Wednesday, January 12, 2011

Eastern European coaches get chance to shine in Asian Cup


DOHA: The Asian Cup may be about determining which is the best team on the continent, but much of the tactical nous is likely to come from the former Soviet bloc and what was Yugoslavia.
Of the 16 teams in Doha, half have foreigners in charge – with coaches from Eastern Europe playing a particularly prominent role.
Slovenian Srecko Katanec has impressed in fashioning an up-and-coming United Arab Emirates team that find themselves in a tough-looking Group D that also comprises giants Iran, holders Iraq and World Cup finalists North Korea.
But the wily 47-year-old knows what it’s like to take a relative minnow to a major international tournament.
The former Sampdoria and Stuttgart defender led Slovenia to the European Championships in 2000 and the 2002 World Cup.
“The Emirates have a very good coach in Srecko Katanec but I don’t think they are favourites to go through, even though they have some good young players,” said Bora Milutinovic.
Veteran Serb Milutinovic has taken charge of five countries – including China – at the World Cup and has extensive experience in Asia and the Middle East, paving the way for the current influx of foreign coaches in the region.
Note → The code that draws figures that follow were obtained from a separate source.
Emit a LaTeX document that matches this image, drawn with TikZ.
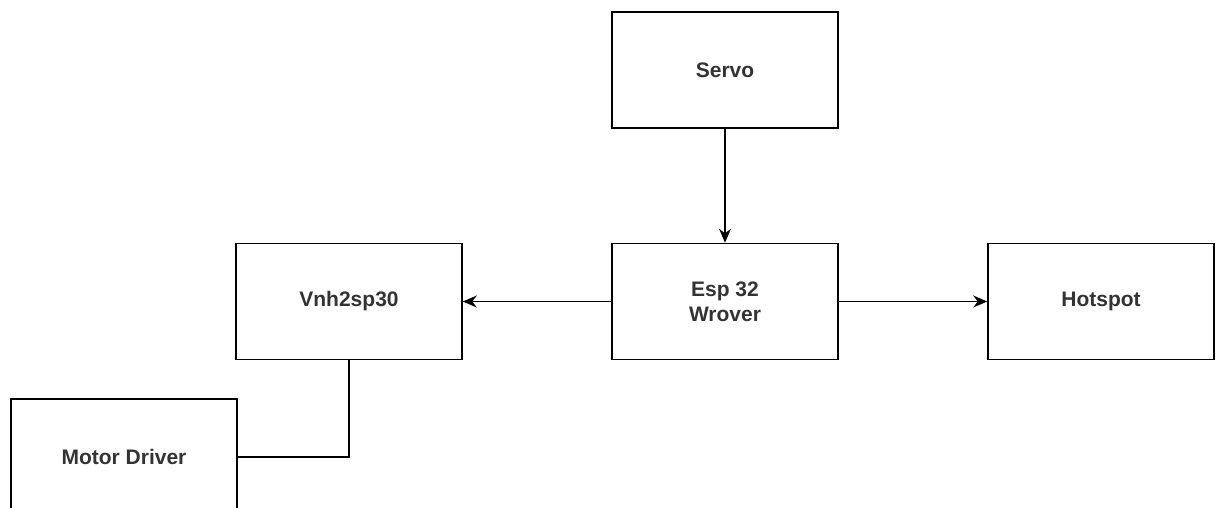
\documentclass[tikz,border=0pt]{standalone}
\usepackage{fontspec}
\setmainfont{Liberation Sans}
\usetikzlibrary{arrows.meta}
\begin{document}
\begin{tikzpicture}[x=1pt,y=-1pt,
  box/.style={draw=black,line width=1.6pt,minimum width=226pt,minimum height=116pt,inner sep=0pt,
    font=\fontsize{21}{25}\selectfont\bfseries,text=black!80,align=center},
  link/.style={draw=black,line width=1.6pt},
  arr/.style={link,-{Stealth[length=14pt,width=12pt]}}]
\useasboundingbox (0,0) rectangle (1218,507);
\clip (0,0) rectangle (1218,507);
\node[box] (servo) at (725,70) {Servo};
\node[box] (esp) at (725,301.5) {Esp 32\\Wrover};
\node[box] (vnh) at (349,301.5) {Vnh2sp30};
\node[box] (hot) at (1101,301.5) {Hotspot};
\node[box] (motor) at (124,457) {Motor Driver};
\draw[arr] (servo) -- (esp);
\draw[arr] (esp) -- (vnh);
\draw[arr] (esp) -- (hot);
\draw[link] (vnh.south) |- (motor.east);
\end{tikzpicture}
\end{document}
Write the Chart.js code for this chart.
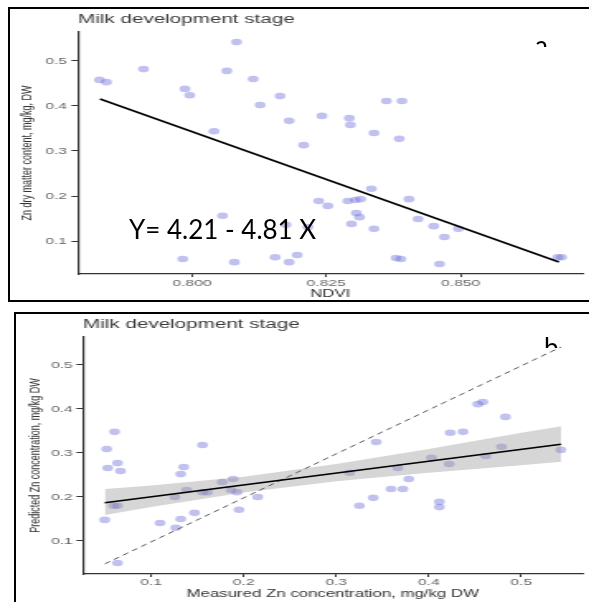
<!DOCTYPE html>
<html lang="en">
<head>
  <meta charset="UTF-8" />
  <title>Milk development stage - Zn vs NDVI</title>
  <script src="https://cdn.jsdelivr.net/npm/chart.js@4"></script>
  <style>
    body { margin: 0; background: #fff; }
    #page { position: relative; width: 589px; height: 602px; overflow: hidden; background: #fff; }
    /* the source figure is an R plot squeezed sideways, so both charts are stretched in x */
    .stretch { position: absolute; left: 0; transform: scaleX(1.65); transform-origin: 0 0; }
    .frame { position: absolute; border: 2px solid #000; pointer-events: none; }
    .note { position: absolute; font-family: Lato, sans-serif; color: #000; line-height: 1; white-space: nowrap; }
    .clip { position: absolute; overflow: hidden; }
  </style>
</head>
<body>
  <div id="page">
    <canvas id="chartA" class="stretch" style="top:0" width="357" height="300"></canvas>
    <canvas id="chartB" class="stretch" style="top:304px" width="357" height="298"></canvas>
    <div class="frame" style="left:8px; top:7px; width:600px; height:291px;"></div>
    <div class="frame" style="left:14px; top:312px; width:600px; height:320px;"></div>
    <div class="note" style="left:129px; top:216px; font-size:26px;">Y= 4.21 - 4.81 X</div>
    <div class="clip" style="left:533px; top:30px; width:20px; height:17px;"><span class="note" style="left:2px; top:2px; font-size:26px;">a</span></div>
    <div class="clip" style="left:542px; top:330px; width:20px; height:18px;"><span class="note" style="left:2px; top:4px; font-size:26px;">b</span></div>
  </div>

  <script>
    // panel a: Zn dry matter content against NDVI
    const ndviA = [0.7828, 0.7841, 0.7910, 0.7987, 0.7996, 0.8065, 0.8083, 0.8114, 0.8127, 0.8164,
                   0.8181, 0.8041, 0.8208, 0.8242, 0.8362, 0.8391, 0.8293, 0.8295, 0.8339, 0.8386,
                   0.8334, 0.8404, 0.8236, 0.8253, 0.8290, 0.8304, 0.8314, 0.8306, 0.8312, 0.8297,
                   0.8339, 0.8421, 0.8450, 0.8470, 0.8496, 0.8057, 0.8175, 0.8216, 0.7983, 0.8079,
                   0.8155, 0.8181, 0.8196, 0.8380, 0.8389, 0.8461, 0.8681, 0.8688];
    const znA = [0.458, 0.453, 0.482, 0.438, 0.424, 0.478, 0.542, 0.460, 0.402, 0.422,
                 0.367, 0.344, 0.313, 0.378, 0.411, 0.411, 0.373, 0.358, 0.340, 0.327,
                 0.216, 0.193, 0.189, 0.178, 0.189, 0.191, 0.193, 0.162, 0.153, 0.138,
                 0.127, 0.149, 0.133, 0.109, 0.127, 0.156, 0.136, 0.131, 0.060, 0.053,
                 0.064, 0.053, 0.069, 0.062, 0.060, 0.049, 0.064, 0.064];
    const fitAX = [0.7829, 0.8683];
    const fitAY = [0.4156, 0.0533];
    const xTicksA = [0.800, 0.825, 0.850];
    const xLabelsA = ['0.800', '0.825', '0.850'];
    const yTicksA = [0.1, 0.2, 0.3, 0.4, 0.5];
    const yLabelsA = ['0.1', '0.2', '0.3', '0.4', '0.5'];

    // panel b: predicted against measured Zn
    const measuredB = [0.0605, 0.0520, 0.1555, 0.0637, 0.0531, 0.0669, 0.1352, 0.1320, 0.0595, 0.0637,
                       0.0499, 0.1096, 0.1267, 0.1320, 0.1469, 0.0637, 0.1256, 0.1384, 0.1555, 0.1608,
                       0.1768, 0.1885, 0.1864, 0.1928, 0.1949, 0.2152, 0.3432, 0.4232, 0.4371, 0.4531,
                       0.4584, 0.4829, 0.5427, 0.4787, 0.4616, 0.4029, 0.4221, 0.3667, 0.3144, 0.3784,
                       0.3592, 0.3720, 0.3400, 0.3251, 0.4115, 0.4115];
    const predictedB = [0.348, 0.309, 0.318, 0.277, 0.266, 0.259, 0.268, 0.252, 0.180, 0.180,
                        0.148, 0.141, 0.130, 0.150, 0.164, 0.050, 0.200, 0.216, 0.211, 0.211,
                        0.234, 0.241, 0.216, 0.211, 0.171, 0.200, 0.325, 0.346, 0.348, 0.411,
                        0.416, 0.382, 0.307, 0.314, 0.293, 0.289, 0.275, 0.266, 0.255, 0.241,
                        0.218, 0.218, 0.198, 0.180, 0.189, 0.177];
    const fitBX = [0.05, 0.543];
    const fitBY = [0.187, 0.320];
    const oneToOneX = [0.05, 0.543];
    const oneToOneY = [0.048, 0.541];
    const bandX = [0.05, 0.1, 0.2, 0.3, 0.4, 0.5, 0.543];
    const bandUpper = [0.218, 0.226, 0.246, 0.275, 0.309, 0.346, 0.361];
    const bandLower = [0.159, 0.177, 0.210, 0.236, 0.255, 0.272, 0.280];
    const xTicksB = [0.1, 0.2, 0.3, 0.4, 0.5];
    const xLabelsB = ['0.1', '0.2', '0.3', '0.4', '0.5'];
    const yTicksB = [0.1, 0.2, 0.3, 0.4, 0.5];
    const yLabelsB = ['0.1', '0.2', '0.3', '0.4', '0.5'];

    const FONT = '"Liberation Sans", Arial, sans-serif';
    const POINT = 'rgba(100, 100, 215, 0.4)';

    const pts = (xs, ys) => xs.map((x, i) => ({ x: x, y: ys[i] }));

    function xScale(min, max, ticks, labels, title, height, tickPad, titlePad) {
      return {
        type: 'linear', min: min, max: max,
        afterBuildTicks: s => { s.ticks = ticks.map(v => ({ value: v })); },
        afterFit: s => { s.height = height; },
        grid: { drawOnChartArea: false, drawTicks: true, tickLength: 3, color: '#333' },
        border: { display: true, color: '#333', width: 1.2 },
        ticks: { callback: (v, i) => labels[i], autoSkip: false, maxRotation: 0, padding: tickPad,
                 color: '#666', font: { family: FONT, size: 9.5, lineHeight: 1 } },
        title: { display: true, text: title, color: '#333', padding: { top: 0, bottom: titlePad },
                 font: { family: FONT, size: 10.2, lineHeight: 1.2 } }
      };
    }

    function yScale(min, max, ticks, labels, title, width, tickPad, titlePad) {
      return {
        type: 'linear', min: min, max: max,
        afterBuildTicks: s => { s.ticks = ticks.map(v => ({ value: v })); },
        afterFit: s => { s.width = width; },
        grid: { drawOnChartArea: false, drawTicks: true, tickLength: 4, color: '#333' },
        border: { display: true, color: '#333', width: 1.2 },
        ticks: { callback: (v, i) => labels[i], autoSkip: false, padding: tickPad,
                 color: '#666', font: { family: FONT, size: 9.5, lineHeight: 1 } },
        title: { display: true, text: title, color: '#333', padding: { top: titlePad, bottom: 0 },
                 font: { family: FONT, size: 9, lineHeight: 1.2 } }
      };
    }

    function titleOpts(padTop, padBottom) {
      return {
        display: true, text: 'Milk development stage', align: 'start', fullSize: false,
        color: '#3a3a3a', font: { family: FONT, size: 12.5, weight: 'normal', lineHeight: 1.2 },
        padding: { top: padTop, bottom: padBottom }
      };
    }

    new Chart(document.getElementById('chartA'), {
      type: 'scatter',
      data: {
        datasets: [
          { data: pts(fitAX, fitAY), showLine: true, borderColor: '#000', borderWidth: 1.6, pointRadius: 0, order: 0 },
          { data: pts(ndviA, znA), backgroundColor: POINT, borderWidth: 0, pointRadius: 3.3, order: 1 }
        ]
      },
      options: {
        responsive: false, animation: false, events: [],
        layout: { padding: 0 },
        plugins: { legend: { display: false }, tooltip: { enabled: false }, title: titleOpts(12.5, 4.5) },
        scales: {
          x: xScale(0.7788, 0.8727, xTicksA, xLabelsA, 'NDVI', 26, 1.2, 0),
          y: yScale(0.0267, 0.5644, yTicksA, yLabelsA, 'Zn dry matter content, mg/kg, DW', 47.3, 2.7, 11.3)
        }
      }
    });

    new Chart(document.getElementById('chartB'), {
      type: 'scatter',
      data: {
        datasets: [
          { data: pts(fitBX, fitBY), showLine: true, borderColor: '#000', borderWidth: 1.6, pointRadius: 0, order: 0 },
          { data: pts(oneToOneX, oneToOneY), showLine: true, borderColor: '#555', borderWidth: 1,
            borderDash: [4, 3], pointRadius: 0, order: 0 },
          { data: pts(bandX, bandUpper), showLine: true, borderColor: 'rgba(0,0,0,0)', pointRadius: 0,
            fill: '+1', backgroundColor: 'rgba(153, 153, 153, 0.4)', order: 1 },
          { data: pts(bandX, bandLower), showLine: true, borderColor: 'rgba(0,0,0,0)', pointRadius: 0,
            fill: false, order: 1 },
          { data: pts(measuredB, predictedB), backgroundColor: POINT, borderWidth: 0, pointRadius: 3.3, order: 2 }
        ]
      },
      options: {
        responsive: false, animation: false, events: [],
        layout: { padding: 0 },
        plugins: { legend: { display: false }, tooltip: { enabled: false }, title: titleOpts(13.5, 4.5) },
        scales: {
          x: xScale(0.0264, 0.5661, xTicksB, xLabelsB, 'Measured Zn concentration, mg/kg DW', 28, 0.8, 1.8),
          y: yScale(0.025, 0.5636, yTicksB, yLabelsB, 'Predicted Zn concentration, mg/kg DW', 50.3, 2.2, 16.1)
        }
      }
    });
  </script>
</body>
</html>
If the technically adept Katanec – who represented the former Yugoslavia before its collapse – needs all his acumen to get UAE out of Group D, Tita Valeriu faces a similarly unenviable task with Syria.
The Romanian has been in charge just a month after Serbian Ratomir Dujkovic’s shock departure. The French-speaking Tita, who has been borrowed from Syrian club Al Ittihad, said not speaking Arabic presented little problem.
“It’s true that I am Romanian, but I’ve been in Syria for four years,” he said. “But I always find a way to have a connection with all the players in Syria.”
Proving the point, he led Al Ittihad to the 2010 AFC Cup title with an impressive victory over Al Qadsia in Kuwait and on Sunday masterminded Syria’s shock 2-1 defeat of the mighty Saudi Arabia in their Asian Cup opener.
Goran Tufegdzic, a Serbian, has been widely credited with inspiring Kuwait to their best period in years, overseeing victorious campaigns in the West Asian Football Federation Championship and the 2010 Gulf Cup of Nations.
But the 39-year-old’s association with Kuwait goes back far longer than that, having first worked in the Gulf state in 2002, when he was an assistant to Mohamed Ibrahim at Al Qadsia.
“With Kuwait, I’m so happy to see a Serbian coach doing well and I think it shows the capacity Serbian coaches have to build a team,” said Milutinovic.
However, Tufegdzic’s men lost their Group A opener on Saturday, having a man sent off and going down 2-0 to China’s new generation.
Perhaps the most likely of the contingent to taste glory in Doha will be Vadim Abramov, coach of his native Uzbekistan, who beat hosts Qatar 2-0 in the opening match on Friday.
Abramov, who has been in the job since spring, has put together what some pundits are calling the best Uzbek team in a decade.